■ Task requirements ■
Transcribe all of the material below word for word and leave out its pictures.

■ Collected material ■

━━━━━━━━━━━━━━━━━━━━━━━━━━━━━━

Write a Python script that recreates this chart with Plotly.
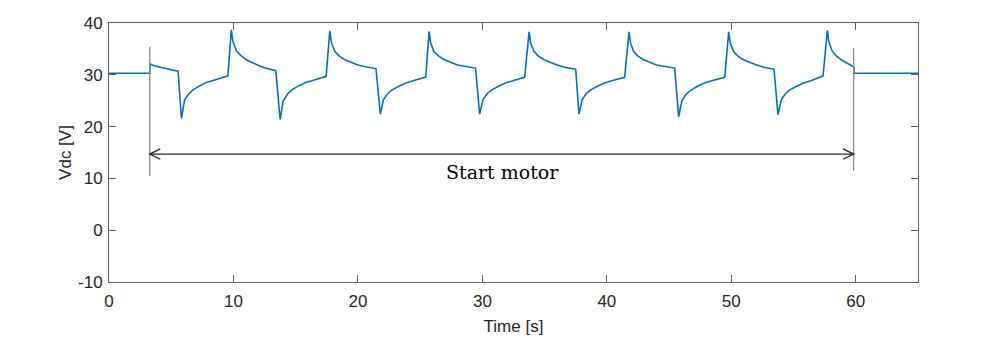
import plotly.graph_objects as go

# Pre-start (motor idle)
t_pre = [0.0, 1.0, 2.0, 3.27]
v_pre = [30.3, 30.3, 30.3, 30.3]

# Motor running segment
t_run = [3.27, 3.30, 3.6, 4.2, 5.0, 5.55,
         5.82, 5.9, 6.08, 6.4, 6.75, 7.3, 7.82, 8.5, 9.16, 9.55,
         9.83, 9.95, 10.24, 10.6, 11.04, 11.6, 12.1, 12.7, 13.4,
         13.75, 13.85, 14.0, 14.35, 14.7, 15.25, 15.8, 16.5, 17.1, 17.45,
         17.74, 17.86, 18.15, 18.5, 18.95, 19.5, 20.0, 20.7, 21.45,
         21.8, 21.9, 22.05, 22.4, 22.75, 23.3, 23.85, 24.5, 25.1, 25.45,
         25.72, 25.84, 26.1, 26.5, 26.95, 27.5, 28.0, 28.7, 29.45,
         29.78, 29.88, 30.05, 30.4, 30.75, 31.3, 31.85, 32.5, 33.05, 33.4,
         33.75, 33.87, 34.15, 34.5, 34.95, 35.5, 36.0, 36.7, 37.5,
         37.76, 37.86, 38.02, 38.35, 38.7, 39.25, 39.8, 40.45, 41.05, 41.43,
         41.78, 41.9, 42.15, 42.5, 42.95, 43.5, 44.0, 44.7, 45.45,
         45.77, 45.87, 46.03, 46.38, 46.73, 47.28, 47.83, 48.5, 49.1, 49.47,
         49.79, 49.91, 50.18, 50.53, 50.98, 51.53, 52.03, 52.7, 53.43,
         53.75, 53.85, 54.02, 54.36, 54.7, 55.25, 55.8, 56.45, 57.0, 57.37,
         57.72, 57.84, 58.1, 58.45, 58.9, 59.4, 59.85]
v_run = [30.3, 32.1, 31.8, 31.4, 31.0, 30.7,
         21.6, 23.0, 25.2, 26.3, 27.1, 27.9, 28.5, 29.0, 29.5, 29.8,
         38.7, 36.5, 34.6, 33.7, 32.9, 32.2, 31.7, 31.2, 30.8,
         21.4, 23.0, 25.0, 26.3, 27.1, 27.9, 28.5, 29.0, 29.4, 29.7,
         38.5, 36.3, 34.5, 33.6, 32.9, 32.3, 31.9, 31.5, 31.2,
         22.4, 23.6, 25.2, 26.4, 27.1, 27.8, 28.4, 28.9, 29.3, 29.55,
         38.4, 36.2, 34.5, 33.6, 32.9, 32.3, 31.9, 31.6, 31.3,
         22.4, 23.6, 25.2, 26.4, 27.1, 27.8, 28.4, 28.9, 29.3, 29.5,
         38.3, 36.2, 34.5, 33.6, 32.9, 32.3, 31.9, 31.4, 31.1,
         22.4, 23.6, 25.2, 26.4, 27.1, 27.8, 28.4, 28.9, 29.3, 29.5,
         38.3, 36.2, 34.5, 33.6, 32.9, 32.3, 31.9, 31.6, 31.3,
         21.9, 23.3, 25.0, 26.3, 27.0, 27.8, 28.4, 28.9, 29.3, 29.5,
         38.3, 36.2, 34.5, 33.6, 32.9, 32.3, 31.9, 31.4, 31.1,
         22.3, 23.5, 25.2, 26.4, 27.1, 27.8, 28.4, 28.9, 29.4, 29.8,
         38.6, 36.4, 34.6, 33.6, 32.8, 32.1, 31.5]

# Post (motor stopped)
t_post = [59.87, 62.0, 65.0]
v_post = [30.3, 30.3, 30.3]

x_ticks = [0, 10, 20, 30, 40, 50, 60]
x_tick_labels = ["0", "10", "20", "30", "40", "50", "60"]
y_ticks = [-10, 0, 10, 20, 30, 40]
y_tick_labels = ["-10", "0", "10", "20", "30", "40"]

# Annotation geometry (data units)
start_t, stop_t = 3.27, 59.83
marker_left = (10.4, 35.4)
marker_right = (11.5, 35.2)
arrow_y = 14.7
label_text = "Start motor"

t_all = t_pre + t_run[1:] + t_post
v_all = v_pre + v_run[1:] + v_post

fig = go.Figure()
fig.add_trace(go.Scatter(x=t_all, y=v_all, mode="lines",
                         line=dict(color="#0072BD", width=1.6),
                         showlegend=False, hoverinfo="skip"))

axis_col = "#5f5f5f"
txt_col = "#262626"
sans = "Liberation Sans, Arial"
fig.update_xaxes(range=[0, 65], tickvals=x_ticks, ticktext=x_tick_labels,
                 showgrid=False, zeroline=False,
                 showline=True, linecolor=axis_col, linewidth=1, mirror="ticks",
                 ticks="inside", ticklen=7, tickcolor=axis_col, ticklabelstandoff=4,
                 tickfont=dict(family=sans, size=17, color=txt_col),
                 title=dict(text="Time [s]", font=dict(family=sans, size=17, color=txt_col), standoff=9))
fig.update_yaxes(range=[-10, 40], tickvals=y_ticks, ticktext=y_tick_labels,
                 showgrid=False, zeroline=False,
                 showline=True, linecolor=axis_col, linewidth=1, mirror="ticks",
                 ticks="inside", ticklen=7, tickcolor=axis_col, ticklabelstandoff=2,
                 tickfont=dict(family=sans, size=17, color=txt_col),
                 title=dict(text="Vdc [V]", font=dict(family=sans, size=17, color=txt_col), standoff=2))

shapes = []
gray = "#8c8c8c"
shapes.append(dict(type="line", xref="x", yref="y", x0=start_t, x1=start_t,
                   y0=marker_left[0], y1=marker_left[1], line=dict(color=gray, width=1.3)))
shapes.append(dict(type="line", xref="x", yref="y", x0=stop_t, x1=stop_t,
                   y0=marker_right[0], y1=marker_right[1], line=dict(color=gray, width=1.3)))
shapes.append(dict(type="line", xref="x", yref="y", x0=start_t, x1=stop_t,
                   y0=arrow_y, y1=arrow_y, line=dict(color="#222222", width=1.3)))
dx, dy = 0.85, 1.0
shapes.append(dict(type="path", xref="x", yref="y",
                   path=f"M {start_t+dx},{arrow_y+dy} L {start_t},{arrow_y} L {start_t+dx},{arrow_y-dy}",
                   line=dict(color="#222222", width=1.3)))
shapes.append(dict(type="path", xref="x", yref="y",
                   path=f"M {stop_t-dx},{arrow_y+dy} L {stop_t},{arrow_y} L {stop_t-dx},{arrow_y-dy}",
                   line=dict(color="#222222", width=1.3)))

fig.update_layout(
    width=999, height=345,
    margin=dict(l=109, r=81, t=23, b=63),
    plot_bgcolor="white", paper_bgcolor="white",
    shapes=shapes,
    annotations=[dict(x=(start_t + stop_t) / 2 + 0.1, y=11.3, xref="x", yref="y",
                      text=label_text, showarrow=False,
                      font=dict(family="DejaVu Serif", size=19, color="black"))],
)

fig.write_html("out.html")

━━━━━━━━━━━━━━━━━━━━━━━━━━━━━━

■ Answer to the exercise ■
Write a Python script that recreates this chart with Plotly.
import plotly.graph_objects as go

# Pre-start (motor idle)
t_pre = [0.0, 1.0, 2.0, 3.27]
v_pre = [30.3, 30.3, 30.3, 30.3]

# Motor running segment
t_run = [3.27, 3.30, 3.6, 4.2, 5.0, 5.55,
         5.82, 5.9, 6.08, 6.4, 6.75, 7.3, 7.82, 8.5, 9.16, 9.55,
         9.83, 9.95, 10.24, 10.6, 11.04, 11.6, 12.1, 12.7, 13.4,
         13.75, 13.85, 14.0, 14.35, 14.7, 15.25, 15.8, 16.5, 17.1, 17.45,
         17.74, 17.86, 18.15, 18.5, 18.95, 19.5, 20.0, 20.7, 21.45,
         21.8, 21.9, 22.05, 22.4, 22.75, 23.3, 23.85, 24.5, 25.1, 25.45,
         25.72, 25.84, 26.1, 26.5, 26.95, 27.5, 28.0, 28.7, 29.45,
         29.78, 29.88, 30.05, 30.4, 30.75, 31.3, 31.85, 32.5, 33.05, 33.4,
         33.75, 33.87, 34.15, 34.5, 34.95, 35.5, 36.0, 36.7, 37.5,
         37.76, 37.86, 38.02, 38.35, 38.7, 39.25, 39.8, 40.45, 41.05, 41.43,
         41.78, 41.9, 42.15, 42.5, 42.95, 43.5, 44.0, 44.7, 45.45,
         45.77, 45.87, 46.03, 46.38, 46.73, 47.28, 47.83, 48.5, 49.1, 49.47,
         49.79, 49.91, 50.18, 50.53, 50.98, 51.53, 52.03, 52.7, 53.43,
         53.75, 53.85, 54.02, 54.36, 54.7, 55.25, 55.8, 56.45, 57.0, 57.37,
         57.72, 57.84, 58.1, 58.45, 58.9, 59.4, 59.85]
v_run = [30.3, 32.1, 31.8, 31.4, 31.0, 30.7,
         21.6, 23.0, 25.2, 26.3, 27.1, 27.9, 28.5, 29.0, 29.5, 29.8,
         38.7, 36.5, 34.6, 33.7, 32.9, 32.2, 31.7, 31.2, 30.8,
         21.4, 23.0, 25.0, 26.3, 27.1, 27.9, 28.5, 29.0, 29.4, 29.7,
         38.5, 36.3, 34.5, 33.6, 32.9, 32.3, 31.9, 31.5, 31.2,
         22.4, 23.6, 25.2, 26.4, 27.1, 27.8, 28.4, 28.9, 29.3, 29.55,
         38.4, 36.2, 34.5, 33.6, 32.9, 32.3, 31.9, 31.6, 31.3,
         22.4, 23.6, 25.2, 26.4, 27.1, 27.8, 28.4, 28.9, 29.3, 29.5,
         38.3, 36.2, 34.5, 33.6, 32.9, 32.3, 31.9, 31.4, 31.1,
         22.4, 23.6, 25.2, 26.4, 27.1, 27.8, 28.4, 28.9, 29.3, 29.5,
         38.3, 36.2, 34.5, 33.6, 32.9, 32.3, 31.9, 31.6, 31.3,
         21.9, 23.3, 25.0, 26.3, 27.0, 27.8, 28.4, 28.9, 29.3, 29.5,
         38.3, 36.2, 34.5, 33.6, 32.9, 32.3, 31.9, 31.4, 31.1,
         22.3, 23.5, 25.2, 26.4, 27.1, 27.8, 28.4, 28.9, 29.4, 29.8,
         38.6, 36.4, 34.6, 33.6, 32.8, 32.1, 31.5]

# Post (motor stopped)
t_post = [59.87, 62.0, 65.0]
v_post = [30.3, 30.3, 30.3]

x_ticks = [0, 10, 20, 30, 40, 50, 60]
x_tick_labels = ["0", "10", "20", "30", "40", "50", "60"]
y_ticks = [-10, 0, 10, 20, 30, 40]
y_tick_labels = ["-10", "0", "10", "20", "30", "40"]

# Annotation geometry (data units)
start_t, stop_t = 3.27, 59.83
marker_left = (10.4, 35.4)
marker_right = (11.5, 35.2)
arrow_y = 14.7
label_text = "Start motor"

t_all = t_pre + t_run[1:] + t_post
v_all = v_pre + v_run[1:] + v_post

fig = go.Figure()
fig.add_trace(go.Scatter(x=t_all, y=v_all, mode="lines",
                         line=dict(color="#0072BD", width=1.6),
                         showlegend=False, hoverinfo="skip"))

axis_col = "#5f5f5f"
txt_col = "#262626"
sans = "Liberation Sans, Arial"
fig.update_xaxes(range=[0, 65], tickvals=x_ticks, ticktext=x_tick_labels,
                 showgrid=False, zeroline=False,
                 showline=True, linecolor=axis_col, linewidth=1, mirror="ticks",
                 ticks="inside", ticklen=7, tickcolor=axis_col, ticklabelstandoff=4,
                 tickfont=dict(family=sans, size=17, color=txt_col),
                 title=dict(text="Time [s]", font=dict(family=sans, size=17, color=txt_col), standoff=9))
fig.update_yaxes(range=[-10, 40], tickvals=y_ticks, ticktext=y_tick_labels,
                 showgrid=False, zeroline=False,
                 showline=True, linecolor=axis_col, linewidth=1, mirror="ticks",
                 ticks="inside", ticklen=7, tickcolor=axis_col, ticklabelstandoff=2,
                 tickfont=dict(family=sans, size=17, color=txt_col),
                 title=dict(text="Vdc [V]", font=dict(family=sans, size=17, color=txt_col), standoff=2))

shapes = []
gray = "#8c8c8c"
shapes.append(dict(type="line", xref="x", yref="y", x0=start_t, x1=start_t,
                   y0=marker_left[0], y1=marker_left[1], line=dict(color=gray, width=1.3)))
shapes.append(dict(type="line", xref="x", yref="y", x0=stop_t, x1=stop_t,
                   y0=marker_right[0], y1=marker_right[1], line=dict(color=gray, width=1.3)))
shapes.append(dict(type="line", xref="x", yref="y", x0=start_t, x1=stop_t,
                   y0=arrow_y, y1=arrow_y, line=dict(color="#222222", width=1.3)))
dx, dy = 0.85, 1.0
shapes.append(dict(type="path", xref="x", yref="y",
                   path=f"M {start_t+dx},{arrow_y+dy} L {start_t},{arrow_y} L {start_t+dx},{arrow_y-dy}",
                   line=dict(color="#222222", width=1.3)))
shapes.append(dict(type="path", xref="x", yref="y",
                   path=f"M {stop_t-dx},{arrow_y+dy} L {stop_t},{arrow_y} L {stop_t-dx},{arrow_y-dy}",
                   line=dict(color="#222222", width=1.3)))

fig.update_layout(
    width=999, height=345,
    margin=dict(l=109, r=81, t=23, b=63),
    plot_bgcolor="white", paper_bgcolor="white",
    shapes=shapes,
    annotations=[dict(x=(start_t + stop_t) / 2 + 0.1, y=11.3, xref="x", yref="y",
                      text=label_text, showarrow=False,
                      font=dict(family="DejaVu Serif", size=19, color="black"))],
)

fig.write_html("out.html")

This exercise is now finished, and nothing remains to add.